On Rape: Steubenville, India, and Title IX

Recently, there has been a focus on rape in India. At least on my end, I have been encountering accounts of sexual assault happening in India rather regularly. Which is strange. I have found myself asking why has there been such a singular focus on issues of sexual assault specifically in India. Part of me wants to believe that the local Indian media is doing a better job reporting (and also condemning) these events. However, that does not completely explain why these accounts have recently and continuously filtered into media sources that usually do not report on India at all. Or maybe more tellingly, that usually do not report on (or maybe more accurately do not vilify) instances of sexual assault.

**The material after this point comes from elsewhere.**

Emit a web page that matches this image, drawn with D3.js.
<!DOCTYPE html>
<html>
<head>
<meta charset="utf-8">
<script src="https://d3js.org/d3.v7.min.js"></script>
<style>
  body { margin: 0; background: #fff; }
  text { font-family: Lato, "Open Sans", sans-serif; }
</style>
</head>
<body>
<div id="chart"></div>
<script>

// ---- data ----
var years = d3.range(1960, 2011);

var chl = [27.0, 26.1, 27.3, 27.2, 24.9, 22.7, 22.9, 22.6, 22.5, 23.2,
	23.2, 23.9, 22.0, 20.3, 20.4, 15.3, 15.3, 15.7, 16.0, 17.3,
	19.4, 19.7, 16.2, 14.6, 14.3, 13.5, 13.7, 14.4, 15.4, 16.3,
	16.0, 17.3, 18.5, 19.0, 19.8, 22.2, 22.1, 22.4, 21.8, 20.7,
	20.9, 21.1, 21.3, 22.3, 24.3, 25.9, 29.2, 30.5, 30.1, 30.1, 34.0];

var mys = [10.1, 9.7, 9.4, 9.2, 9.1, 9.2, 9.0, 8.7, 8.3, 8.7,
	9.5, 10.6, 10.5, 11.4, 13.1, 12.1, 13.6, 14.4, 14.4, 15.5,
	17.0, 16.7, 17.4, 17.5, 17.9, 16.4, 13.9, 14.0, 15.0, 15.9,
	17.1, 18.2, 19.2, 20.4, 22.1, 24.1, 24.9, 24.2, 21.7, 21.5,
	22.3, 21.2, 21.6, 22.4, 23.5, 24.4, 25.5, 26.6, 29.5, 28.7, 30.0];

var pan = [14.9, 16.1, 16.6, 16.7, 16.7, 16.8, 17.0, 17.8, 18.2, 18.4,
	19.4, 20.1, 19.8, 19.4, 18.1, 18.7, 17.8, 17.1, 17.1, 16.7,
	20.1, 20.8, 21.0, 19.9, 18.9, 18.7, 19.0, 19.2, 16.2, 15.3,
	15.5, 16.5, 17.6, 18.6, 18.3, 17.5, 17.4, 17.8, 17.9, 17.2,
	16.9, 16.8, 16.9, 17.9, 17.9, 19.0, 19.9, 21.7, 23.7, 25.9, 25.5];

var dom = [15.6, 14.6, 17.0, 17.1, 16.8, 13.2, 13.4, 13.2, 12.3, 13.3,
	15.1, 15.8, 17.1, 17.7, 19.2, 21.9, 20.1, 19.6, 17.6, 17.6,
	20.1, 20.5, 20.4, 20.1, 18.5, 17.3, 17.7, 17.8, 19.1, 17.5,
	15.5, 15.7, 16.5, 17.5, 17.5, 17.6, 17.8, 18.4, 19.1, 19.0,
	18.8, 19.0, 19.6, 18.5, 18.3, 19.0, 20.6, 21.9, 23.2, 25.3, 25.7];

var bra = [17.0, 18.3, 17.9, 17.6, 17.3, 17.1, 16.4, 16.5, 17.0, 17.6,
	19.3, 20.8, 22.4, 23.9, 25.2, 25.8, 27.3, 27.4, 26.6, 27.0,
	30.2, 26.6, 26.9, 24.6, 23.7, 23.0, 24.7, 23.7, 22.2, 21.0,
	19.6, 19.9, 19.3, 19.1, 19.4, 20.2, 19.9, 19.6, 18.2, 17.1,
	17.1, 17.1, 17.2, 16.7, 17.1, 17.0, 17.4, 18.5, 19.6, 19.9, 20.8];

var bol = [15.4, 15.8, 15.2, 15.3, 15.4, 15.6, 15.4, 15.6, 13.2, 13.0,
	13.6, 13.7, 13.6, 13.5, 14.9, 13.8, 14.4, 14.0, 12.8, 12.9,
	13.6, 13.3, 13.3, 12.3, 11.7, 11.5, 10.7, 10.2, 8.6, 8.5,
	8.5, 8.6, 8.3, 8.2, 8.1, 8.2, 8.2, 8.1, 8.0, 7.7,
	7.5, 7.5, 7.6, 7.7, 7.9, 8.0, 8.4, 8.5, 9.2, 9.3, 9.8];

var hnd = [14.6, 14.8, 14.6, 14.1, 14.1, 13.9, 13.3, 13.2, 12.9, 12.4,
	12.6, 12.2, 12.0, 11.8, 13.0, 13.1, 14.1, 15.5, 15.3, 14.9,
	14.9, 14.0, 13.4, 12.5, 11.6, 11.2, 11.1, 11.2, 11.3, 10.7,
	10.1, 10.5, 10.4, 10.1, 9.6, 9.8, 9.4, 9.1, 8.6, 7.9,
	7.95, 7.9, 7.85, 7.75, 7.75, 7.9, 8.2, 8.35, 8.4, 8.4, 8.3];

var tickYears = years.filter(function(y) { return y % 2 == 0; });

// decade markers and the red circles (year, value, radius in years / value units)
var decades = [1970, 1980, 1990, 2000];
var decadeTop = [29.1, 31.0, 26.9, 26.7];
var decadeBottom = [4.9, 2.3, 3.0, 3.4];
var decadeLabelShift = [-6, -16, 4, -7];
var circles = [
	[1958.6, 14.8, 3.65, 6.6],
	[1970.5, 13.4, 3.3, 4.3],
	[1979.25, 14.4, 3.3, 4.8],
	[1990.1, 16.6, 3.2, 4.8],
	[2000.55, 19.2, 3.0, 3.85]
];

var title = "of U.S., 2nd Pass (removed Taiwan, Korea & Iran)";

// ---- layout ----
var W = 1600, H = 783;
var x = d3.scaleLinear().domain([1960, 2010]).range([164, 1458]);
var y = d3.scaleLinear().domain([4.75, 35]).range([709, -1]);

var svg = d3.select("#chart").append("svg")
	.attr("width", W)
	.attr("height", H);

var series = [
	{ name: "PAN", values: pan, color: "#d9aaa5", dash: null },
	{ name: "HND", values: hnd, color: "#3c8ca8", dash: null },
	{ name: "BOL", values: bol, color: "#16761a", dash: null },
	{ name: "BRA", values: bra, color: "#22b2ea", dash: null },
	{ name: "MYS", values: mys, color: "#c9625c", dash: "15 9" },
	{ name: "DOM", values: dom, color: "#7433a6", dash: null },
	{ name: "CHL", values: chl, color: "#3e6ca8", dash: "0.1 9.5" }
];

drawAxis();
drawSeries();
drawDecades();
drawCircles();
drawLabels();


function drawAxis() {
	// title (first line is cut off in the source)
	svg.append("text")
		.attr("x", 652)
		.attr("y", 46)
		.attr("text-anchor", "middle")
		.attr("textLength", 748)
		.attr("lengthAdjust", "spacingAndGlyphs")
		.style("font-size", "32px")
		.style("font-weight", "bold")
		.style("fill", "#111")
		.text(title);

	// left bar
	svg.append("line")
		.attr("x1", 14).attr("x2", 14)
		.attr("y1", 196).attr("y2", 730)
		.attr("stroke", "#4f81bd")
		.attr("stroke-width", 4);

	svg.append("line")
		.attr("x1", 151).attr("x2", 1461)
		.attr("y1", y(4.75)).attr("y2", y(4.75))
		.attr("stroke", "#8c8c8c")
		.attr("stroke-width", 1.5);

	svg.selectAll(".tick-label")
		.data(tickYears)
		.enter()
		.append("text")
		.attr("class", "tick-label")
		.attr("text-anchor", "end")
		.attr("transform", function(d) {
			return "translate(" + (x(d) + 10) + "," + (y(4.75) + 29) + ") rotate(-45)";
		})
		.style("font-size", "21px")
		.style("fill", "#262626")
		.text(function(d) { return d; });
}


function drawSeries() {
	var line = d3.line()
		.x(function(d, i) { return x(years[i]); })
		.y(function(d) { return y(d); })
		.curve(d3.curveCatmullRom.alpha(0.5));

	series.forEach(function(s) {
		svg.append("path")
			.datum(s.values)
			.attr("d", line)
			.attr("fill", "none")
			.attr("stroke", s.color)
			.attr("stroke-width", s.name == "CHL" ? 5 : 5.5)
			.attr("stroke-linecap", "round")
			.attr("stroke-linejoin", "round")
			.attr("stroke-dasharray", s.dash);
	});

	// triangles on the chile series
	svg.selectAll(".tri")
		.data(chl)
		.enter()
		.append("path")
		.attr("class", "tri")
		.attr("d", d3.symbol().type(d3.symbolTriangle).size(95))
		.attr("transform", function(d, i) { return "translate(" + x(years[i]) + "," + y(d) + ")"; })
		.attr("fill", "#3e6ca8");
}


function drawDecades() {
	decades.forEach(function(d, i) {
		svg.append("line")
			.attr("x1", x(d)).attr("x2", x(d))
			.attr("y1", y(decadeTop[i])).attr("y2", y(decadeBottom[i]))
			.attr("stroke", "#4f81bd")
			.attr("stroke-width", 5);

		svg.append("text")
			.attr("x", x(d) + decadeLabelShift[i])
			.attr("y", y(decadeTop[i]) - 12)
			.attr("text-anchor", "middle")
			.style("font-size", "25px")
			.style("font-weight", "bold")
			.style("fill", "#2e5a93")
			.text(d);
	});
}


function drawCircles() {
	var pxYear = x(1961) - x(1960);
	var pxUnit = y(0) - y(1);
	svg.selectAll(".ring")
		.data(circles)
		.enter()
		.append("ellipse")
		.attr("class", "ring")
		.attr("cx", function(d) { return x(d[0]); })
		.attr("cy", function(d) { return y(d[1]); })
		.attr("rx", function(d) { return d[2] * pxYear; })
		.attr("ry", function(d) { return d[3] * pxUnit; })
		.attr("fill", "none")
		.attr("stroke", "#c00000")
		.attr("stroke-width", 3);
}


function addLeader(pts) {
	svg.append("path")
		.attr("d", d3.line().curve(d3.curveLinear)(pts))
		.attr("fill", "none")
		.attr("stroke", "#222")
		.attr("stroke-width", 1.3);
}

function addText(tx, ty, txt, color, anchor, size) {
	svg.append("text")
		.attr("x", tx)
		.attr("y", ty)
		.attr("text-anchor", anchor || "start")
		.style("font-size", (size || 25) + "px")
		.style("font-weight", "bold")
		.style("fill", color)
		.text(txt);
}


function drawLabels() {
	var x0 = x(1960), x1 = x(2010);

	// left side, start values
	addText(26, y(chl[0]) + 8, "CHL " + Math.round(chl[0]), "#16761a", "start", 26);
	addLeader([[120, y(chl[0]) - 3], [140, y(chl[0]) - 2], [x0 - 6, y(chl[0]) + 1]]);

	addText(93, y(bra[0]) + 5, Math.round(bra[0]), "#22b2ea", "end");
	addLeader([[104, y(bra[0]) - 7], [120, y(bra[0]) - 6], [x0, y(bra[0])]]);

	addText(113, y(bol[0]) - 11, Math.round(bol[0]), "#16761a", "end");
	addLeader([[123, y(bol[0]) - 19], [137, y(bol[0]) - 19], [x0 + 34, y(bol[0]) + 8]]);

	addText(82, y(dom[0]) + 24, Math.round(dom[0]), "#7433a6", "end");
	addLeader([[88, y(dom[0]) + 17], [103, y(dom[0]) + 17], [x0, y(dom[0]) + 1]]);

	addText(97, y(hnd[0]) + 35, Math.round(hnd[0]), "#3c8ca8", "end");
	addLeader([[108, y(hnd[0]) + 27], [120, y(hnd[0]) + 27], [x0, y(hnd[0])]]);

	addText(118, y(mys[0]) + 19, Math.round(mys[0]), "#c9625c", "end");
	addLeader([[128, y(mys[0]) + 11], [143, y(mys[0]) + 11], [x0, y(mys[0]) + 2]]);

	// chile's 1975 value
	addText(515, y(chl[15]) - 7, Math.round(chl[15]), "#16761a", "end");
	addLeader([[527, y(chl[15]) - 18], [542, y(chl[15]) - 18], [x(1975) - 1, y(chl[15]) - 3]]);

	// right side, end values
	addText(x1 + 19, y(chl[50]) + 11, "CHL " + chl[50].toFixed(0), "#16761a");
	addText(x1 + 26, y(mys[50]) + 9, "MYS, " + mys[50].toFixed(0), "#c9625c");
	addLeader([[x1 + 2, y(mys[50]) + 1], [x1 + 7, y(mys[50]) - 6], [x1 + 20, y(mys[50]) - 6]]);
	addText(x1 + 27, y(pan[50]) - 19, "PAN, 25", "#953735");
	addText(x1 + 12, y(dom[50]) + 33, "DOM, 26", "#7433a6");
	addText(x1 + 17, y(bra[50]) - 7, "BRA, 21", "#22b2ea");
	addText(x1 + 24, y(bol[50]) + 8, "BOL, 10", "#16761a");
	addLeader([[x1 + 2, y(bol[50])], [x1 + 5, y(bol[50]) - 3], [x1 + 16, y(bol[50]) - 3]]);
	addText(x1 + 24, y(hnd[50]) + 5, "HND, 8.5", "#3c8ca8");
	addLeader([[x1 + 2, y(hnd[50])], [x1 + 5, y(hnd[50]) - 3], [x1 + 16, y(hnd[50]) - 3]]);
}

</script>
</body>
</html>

I don’t know about India, but I do know something about the American media. I can’t help but compare the reporting of rape in India and rape closer to home including the recent Steubenville trial, but also discussions of sexual assault on our ow campus. When men in India rape, they are vilified by local and international media alike. As well they should. But when rape happens in Steubenville, we should find compassion for the two teenage perpetrators. We should think about their futures. We should consider how our vitriol affects their psyches. With absolutely no mention of the survivor of the rape they perpetrated in this situation. And when we try to talk about sexual assault on campus, when we identify an event in a space (and yes I’m talking about Pub here), the conversation gets deflected. “Well, yes, it’s a problem, but it’s not just a problem with this event. It happens at most parties on campus.” That it happens most of the time does not mean that it also shouldn’t always be condemned, and when we manage to collectively identify a space that needs addressing, maybe it would be valuable to focus on it.

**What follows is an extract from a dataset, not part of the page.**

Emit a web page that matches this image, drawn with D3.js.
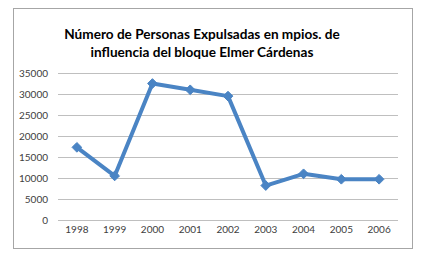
<!DOCTYPE html>
<html>
<head>
<meta charset="utf-8">
<script src="https://cdn.jsdelivr.net/npm/d3@7"></script>
<style>
  body { margin: 0; background: #fff; }
</style>
</head>
<body>
<svg id="chart"></svg>
<script>
// Data
let years = ["1998", "1999", "2000", "2001", "2002", "2003", "2004", "2005", "2006"];
let expulsados = [17300, 10500, 32500, 31000, 29500, 8200, 11000, 9700, 9700];
let yTicks = [0, 5000, 10000, 15000, 20000, 25000, 30000, 35000];
let titleLines = ["Número de Personas Expulsadas en mpios. de", "influencia del bloque Elmer Cárdenas"];

// Colors
let lineBlue = "#4a84c4";
let gridGray = "#bfbfbf";
let textGray = "#404040";

let width = 428;
let height = 260;

let svg = d3.select("#chart")
  .attr("width", width)
  .attr("height", height);

svg.append("rect")
  .attr("x", 13.5)
  .attr("y", 8.5)
  .attr("width", 399)
  .attr("height", 240)
  .attr("fill", "white")
  .attr("stroke", "#a6a6a6")
  .attr("stroke-width", 1);

svg.append("g")
  .selectAll("text")
  .data(titleLines)
  .join("text")
    .attr("x", 202)
    .attr("y", (d, i) => 39 + i * 18)
    .attr("text-anchor", "middle")
    .attr("font-family", "Lato, sans-serif")
    .attr("font-weight", "bold")
    .attr("font-size", 13.6)
    .attr("fill", "black")
    .text(d => d);

let xax = d3.scaleBand()
  .domain(years)
  .range([58, 398]);
let yax = d3.scaleLinear()
  .domain([0, 35000])
  .range([220, 73]);

// gridlines
svg.append("g")
  .selectAll("line")
  .data(yTicks)
  .join("line")
    .attr("x1", 58)
    .attr("x2", 398)
    .attr("y1", d => Math.round(yax(d)) + 0.5)
    .attr("y2", d => Math.round(yax(d)) + 0.5)
    .attr("stroke", gridGray)
    .attr("stroke-width", 1);

let yAxis = d3.axisLeft(yax)
  .tickValues(yTicks)
  .tickSize(0)
  .tickPadding(10)
  .tickFormat(d => d);
svg.append("g")
  .attr("transform", "translate(58, 0)")
  .call(yAxis)
  .call(g => g.select(".domain").remove())
  .selectAll("text")
    .attr("font-family", "Lato, sans-serif")
    .attr("font-size", 10)
    .attr("fill", textGray);

let xAxis = d3.axisBottom(xax)
  .tickSize(0)
  .tickPadding(6);
svg.append("g")
  .attr("transform", "translate(0, 220)")
  .call(xAxis)
  .call(g => g.select(".domain").remove())
  .selectAll("text")
    .attr("font-family", "Lato, sans-serif")
    .attr("font-size", 10)
    .attr("fill", textGray);

let line = d3.line()
  .x((d, i) => xax(years[i]) + xax.bandwidth() / 2)
  .y(d => yax(d));

svg.append("path")
  .attr("d", line(expulsados))
  .attr("fill", "none")
  .attr("stroke", lineBlue)
  .attr("stroke-width", 4)
  .attr("stroke-linejoin", "round")
  .attr("stroke-linecap", "round");

let diamond = d3.symbol().type(d3.symbolDiamond2).size(60);
svg.append("g")
  .selectAll("path")
  .data(expulsados)
  .join("path")
    .attr("d", diamond)
    .attr("transform", (d, i) => `translate(${xax(years[i]) + xax.bandwidth() / 2}, ${yax(d)})`)
    .attr("fill", lineBlue)
    .attr("stroke", lineBlue)
    .attr("stroke-width", 1);
</script>
</body>
</html>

So what I think I’m saying at this point, is that it’s really simple to condemn something that’s happening far away, that’s happening to other people, that’s being perpetrated by people who have been constructed, historically, as something other than what exists with us in the here and now. “Write about the rapes in India” was the original idea. A part of me wanted to write about transnational activism and how to get involved. But I couldn’t get past the fact that I didn’t know much about what was going on in India. What I do know is that there is something going on here, in the way that rape in India is portrayed and in the ways our own campus is being compelled to address sexual assault in our own community. To me, both the rhetoric directed against the events in India and the rhetoric deployed to cushion our own responsibility on campus are intimately related. It is the old story of deflecting responsibility for this issue. It is something that happens elsewhere, to other people. It happens, but I don’t have any control over it. But that’s not true, because the first thing we have control over is ourselves and that is where the responsibility starts. So if we’re going to talk about rape in India, let’s talk about rape on campus first and take some responsibility.